Drilling activity in the Bakken is up 20 percent compared to the same period in 2017.

Year-to-date, drilling activity in the Bakken is up 20 percent compared to the same period in 2017, according to Bank of America Merrill Lynch. While the region currently has ample pipeline space, higher production will eventually max out capacity. “During 2019, we expect Bakken production to exceed takeaway capacity again, which should cause oil there to trade at a more persistent discount to WTI until new pipeline capacity arrives,” Bank of America Merrill Lynch wrote. “Oil pipelines aren’t the only limitation for Bakken growth, gas processing, and gas and NGL pipeline expansions will likely be needed to accommodate growth.”

The Niobrara could also face constraints because of the inability to handle the surge in associated natural gas. “Output in the Niobrara has surged in recent months but gas processing bottlenecks have been a limiting factor for growth in the basin,” Bank of America Merrill Lynch concluded. “During this time, we expect takeaway capacity constraints to re-emerge, particularly as rising Canadian and Bakken volumes compete for takeaway capacity in the region.”

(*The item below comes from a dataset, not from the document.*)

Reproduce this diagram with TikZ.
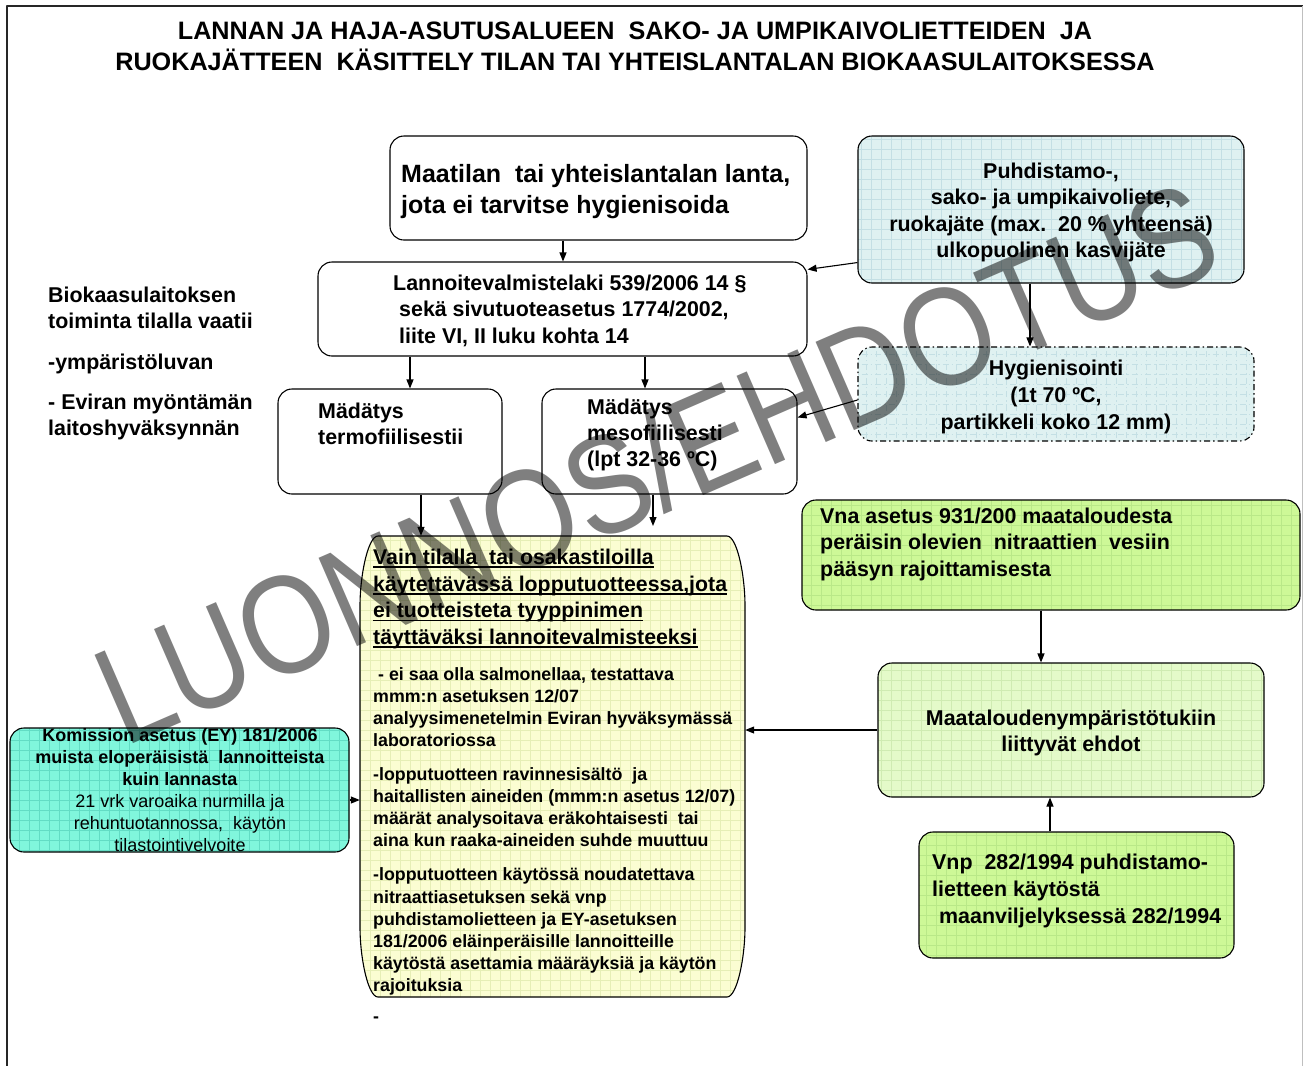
\documentclass[tikz,border=0pt]{standalone}
\usepackage{fontspec}
\setmainfont{Liberation Sans}
\usetikzlibrary{arrows.meta,calc}

\newcommand\fsz[2]{\fontsize{#1}{#2}\selectfont}
\newsavebox\ulbox
\newcommand\ulline[1]{\sbox\ulbox{#1}\rlap{\rule[-3.5pt]{\wd\ulbox}{1.5pt}}\usebox\ulbox}

\definecolor{cyanfill}{HTML}{DFF1F1}
\definecolor{cyangrid}{HTML}{C4DFE4}
\definecolor{yelfill}{HTML}{FBFDD2}
\definecolor{yelgrid}{HTML}{E6EEB6}
\definecolor{aquafill}{HTML}{80F6DC}
\definecolor{aquagrid}{HTML}{62DCC4}
\definecolor{grnfill}{HTML}{CDF897}
\definecolor{grngrid}{HTML}{B9E888}
\definecolor{lgrnfill}{HTML}{E4FAC9}
\definecolor{lgrngrid}{HTML}{CFEBB2}

\begin{document}
\begin{tikzpicture}[x=1pt, y=-1pt, line join=round,
  box/.style={rectangle, draw=black, line width=1.1pt, rounded corners=14pt, inner sep=0pt},
  gridbox/.style 2 args={fill=#1, path picture={
      \draw[#2, line width=0.6pt]
        ([shift={(-10pt,-10pt)}]path picture bounding box.south west) grid[step=10pt]
        ([shift={(10pt,10pt)}]path picture bounding box.north east);}},
  txt/.style={inner sep=0pt, align=left, anchor=north west, font=\bfseries\fsz{21.4}{26.5}},
  ctxt/.style={inner sep=0pt, align=center, anchor=north, font=\bfseries\fsz{21.4}{26.5}},
  arr/.style={line width=1.1pt, -{Triangle[length=9pt,width=7pt]}}
]
\useasboundingbox (0,0) rectangle (1303,1066);
\fill[white] (0,0) rectangle (1303,1066);

% page frame
\draw[black!85, line width=2.5pt] (1303,6) -- (7,6) -- (7,1066);
\draw[black!25, line width=1pt] (1302,6) -- (1302,1066);

% title
\node[inner sep=0pt, align=center, anchor=north, font=\bfseries\fsz{25.2}{31}] (title) at (635,21.5)
  {LANNAN JA HAJA-ASUTUSALUEEN\ \ SAKO- JA UMPIKAIVOLIETTEIDEN\ \ JA\\
   RUOKAJÄTTEEN\ \ KÄSITTELY TILAN TAI YHTEISLANTALAN BIOKAASULAITOKSESSA};

% boxes
\node[box, fill=white, minimum width=417pt, minimum height=104pt] (A) at (598.5,188) {};
\node[box, fill=white, minimum width=489pt, minimum height=94pt] (B) at (562.5,309) {};
\node[box, gridbox={cyanfill}{cyangrid}, minimum width=386pt, minimum height=147pt] (C) at (1051,209.5) {};
\node[box, gridbox={cyanfill}{cyangrid}, dash pattern=on 6pt off 3pt on 1.5pt off 3pt,
      minimum width=396pt, minimum height=94pt] (D) at (1056,394) {};
\node[box, fill=white, minimum width=224pt, minimum height=105pt] (E) at (390,441.5) {};
\node[box, fill=white, minimum width=255pt, minimum height=105pt] (F) at (669.5,441.5) {};
\node[box, gridbox={aquafill}{aquagrid}, minimum width=339pt, minimum height=124pt] (H) at (179.5,790) {};
\node[box, gridbox={grnfill}{grngrid}, minimum width=498pt, minimum height=110pt] (I) at (1051,555) {};
\node[box, gridbox={lgrnfill}{lgrngrid}, minimum width=386pt, minimum height=134pt] (J) at (1071,730) {};
\node[box, gridbox={grnfill}{grngrid}, minimum width=315pt, minimum height=126pt] (K) at (1076.5,895) {};

% tall central box with elongated corners
\node[inner sep=0pt, minimum width=385pt, minimum height=461pt] (G) at (552.5,766.5) {};
\draw[line width=1.1pt, gridbox={yelfill}{yelgrid}]
  (378,536) -- (727,536) .. controls (737,536) and (745,575) .. (745,606)
  -- (745,927) .. controls (745,958) and (737,997) .. (727,997)
  -- (378,997) .. controls (368,997) and (360,958) .. (360,927)
  -- (360,606) .. controls (360,575) and (368,536) .. cycle;

% texts
\node[txt, font=\bfseries\fsz{25}{31}] (Atxt) at (401,164.3)
  {Maatilan\ \ tai yhteislantalan lanta,\\jota ei tarvitse hygienisoida};
\node[txt] (Btxt) at (393,274.6)
  {Lannoitevalmistelaki 539/2006 14 §\\\hspace*{6pt}sekä sivutuoteasetus 1774/2002,\\\hspace*{6pt}liite VI, II luku kohta 14};
\node[ctxt] (Ctxt) at (1051,162.6)
  {Puhdistamo-,\\sako- ja umpikaivoliete,\\ruokajäte (max.\ \ 20 \% yhteensä)\\ulkopuolinen kasvijäte};
\node[ctxt, font=\bfseries\fsz{21.4}{27}] (Dtxt) at (1056,359.6)
  {Hygienisointi\\(1t 70 ºC,\\partikkeli koko 12 mm)};
\node[txt, font=\bfseries\fsz{21.4}{26}] (Etxt) at (318,402.6) {Mädätys\\termofiilisestii};
\node[txt, font=\bfseries\fsz{21.4}{26}] (Ftxt) at (587,398.6) {Mädätys\\mesofiilisesti\\(lpt 32-36 ºC)};
\node[txt, font=\bfseries\fsz{21.4}{26}] (Ltxt) at (48,286.6)
  {Biokaasulaitoksen\\toiminta tilalla vaatii\\[15pt]-ympäristöluvan\\[14pt]- Eviran myöntämän\\laitoshyväksynnän};

\node[txt, font=\bfseries\fsz{21.3}{26.7}] (Ghead) at (373,548.7)
  {\ulline{Vain tilalla\ \ tai osakastiloilla}\\
   \ulline{käytettävässä lopputuotteessa,jota}\\
   \ulline{ei tuotteisteta tyyppinimen}\\
   \ulline{täyttäväksi lannoitevalmisteeksi}};
\node[txt, font=\bfseries\fsz{17.8}{22.1}] (Gbody) at (373,667)
  {\hspace*{5pt}- ei saa olla salmonellaa, testattava\\
   mmm:n asetuksen 12/07\\
   analyysimenetelmin Eviran hyväksymässä\\
   laboratoriossa\\[12pt]
   -lopputuotteen ravinnesisältö\ \ ja\\
   haitallisten aineiden (mmm:n asetus 12/07)\\
   määrät analysoitava eräkohtaisesti\ \ tai\\
   aina kun raaka-aineiden suhde muuttuu\\[12pt]
   -lopputuotteen käytössä noudatettava\\
   nitraattiasetuksen sekä vnp\\
   puhdistamolietteen ja EY-asetuksen\\
   181/2006 eläinperäisille lannoitteille\\
   käytöstä asettamia määräyksiä ja käytön\\
   rajoituksia};
\node[inner sep=0pt, anchor=west, font=\bfseries\fsz{17.8}{22}] (dash) at (373,1020) {-};

\node[inner sep=0pt, align=center, anchor=north, font=\fsz{18}{22}] (Htxt) at (180,728)
  {\textbf{Komission asetus (EY) 181/2006}\\
   \textbf{muista eloperäisistä\ \ lannoitteista}\\
   \textbf{kuin lannasta}\\
   21 vrk varoaika nurmilla ja\\
   rehuntuotannossa,\ \ käytön\\
   tilastointivelvoite};
\node[txt] (Itxt) at (820,507.6)
  {Vna asetus 931/200 maataloudesta\\peräisin olevien\ \ nitraattien\ \ vesiin\\pääsyn rajoittamisesta};
\node[ctxt, font=\bfseries\fsz{21.4}{26}] (Jtxt) at (1071,709.6)
  {Maataloudenympäristötukiin\\liittyvät ehdot};
\node[txt, font=\bfseries\fsz{21.4}{27}] (Ktxt) at (932,853.6)
  {Vnp\ \ 282/1994 puhdistamo-\\lietteen käytöstä\\\hspace*{7pt}maanviljelyksessä 282/1994};

% connectors
\coordinate (xab) at (563,0);
\coordinate (xbe) at (410,0);
\coordinate (xbf) at (645,0);
\coordinate (xcd) at (1030,0);
\coordinate (xeg) at (421,0);
\coordinate (xfg) at (653,0);
\coordinate (xij) at (1041,0);
\coordinate (xkj) at (1050,0);
\coordinate (fgend) at (653,526);

\draw[arr] (A.south -| xab) -- (B.north -| xab);
\draw[arr] ($(C.south west)+(0,-21)$) -- ($(B.north east)+(0,8)$);
\draw[arr] (C.south -| xcd) -- (D.north -| xcd);
\draw[arr] (B.south -| xbe) -- (E.north -| xbe);
\draw[arr] (B.south -| xbf) -- (F.north -| xbf);
\draw[arr] ($(D.west)+(0,6)$) -- ($(F.north east)+(0,29)$);
\draw[arr] (E.south -| xeg) -- (G.north -| xeg);
\draw[arr] (F.south -| xfg) -- (fgend);
\draw[arr] (J.west) -- (G.east |- J.west);
\draw[arr] ($(H.east)+(0,10)$) -- ($(G.west |- H.east)+(0,10)$);
\draw[arr] (I.south -| xij) -- (J.north -| xij);
\draw[arr] (K.north -| xkj) -- (J.south -| xkj);

% draft stamp
\node[rotate=23.5, inner sep=0pt, text=black, text opacity=0.5, xscale=0.85,
      font=\fsz{140}{140}] (stamp) at (656,462)
  {LUONNOS/EHDOTUS};
\end{tikzpicture}
\end{document}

Midstream constraints could start impacting upstream operations in some of these shale plays in late 2019, just as the bottlenecks in the Permian are resolved. The industry could very well then turn back to what made the Permian attractive in the first place: vast oil reserves layered in stacked shale formations that allow companies to produce high volumes of oil at relatively low cost. In other words, it isn’t clear that newfound interest in a variety of shale plays outside of West Texas will prove durable.